I know, in the grand scheme of things meta tags don’t matter, but ahhhh, they do. It let’s people like me get a quick understanding of whether a client or company gets the rudimentary element of knowing who they are and how they want to be perceived online. you know why? Metas matter but not in the sense that we were all told or taught years ago. Metas matter because they drive the creation of content, the creation of bios, and the creation of hyperlinks from Tumblr and Twitter to YouTube and Pinterest. Metas are your descriptors of you and your company.

If you can’t tell me who you are with hyperlinks, geo specific hyperlinks,160 characters in a Twitter bio,25 characters for an adwords title, and or 70 characters for ad text, then how are you going to do it for your customers? The point being that search will continue to love social but before you even get to the point of cranking valuable content about you and your business. You have to have your act together structurally, internally and digitally.

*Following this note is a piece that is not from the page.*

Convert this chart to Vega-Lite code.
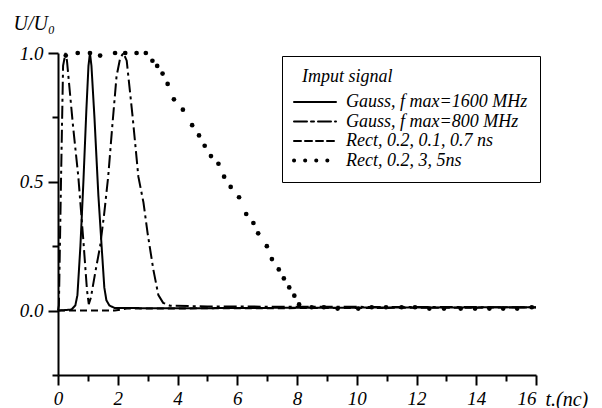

Go look at all of your digital touch points and see if they pass the smell test. Are you painting the right picture of how search views all of your current content. Understand that part of being a social business is that, regardless of whatever social channel your choose-the digital content that you will create, has to align perfectly with what you do offline and what you currently have online.

When customers or prospects do a search, the results that they get back tell more of a story about you and your business then you may be aware of, and sadly the results may contain content that you had no control of. By the time you see it, or become aware of it-it’s too late, it’s been indexed and it’s virtually impervious to reputation management fixes.

Don’t wait for that to happen, go check your digital house and see if it’s in order. Align reality with perception and make sure that as a social business you understand that you are now searchable and accountable for content everywhere, starting with something as simple as your source code. Metas might not matter in search, but in reality, they can tell us what you think your business is.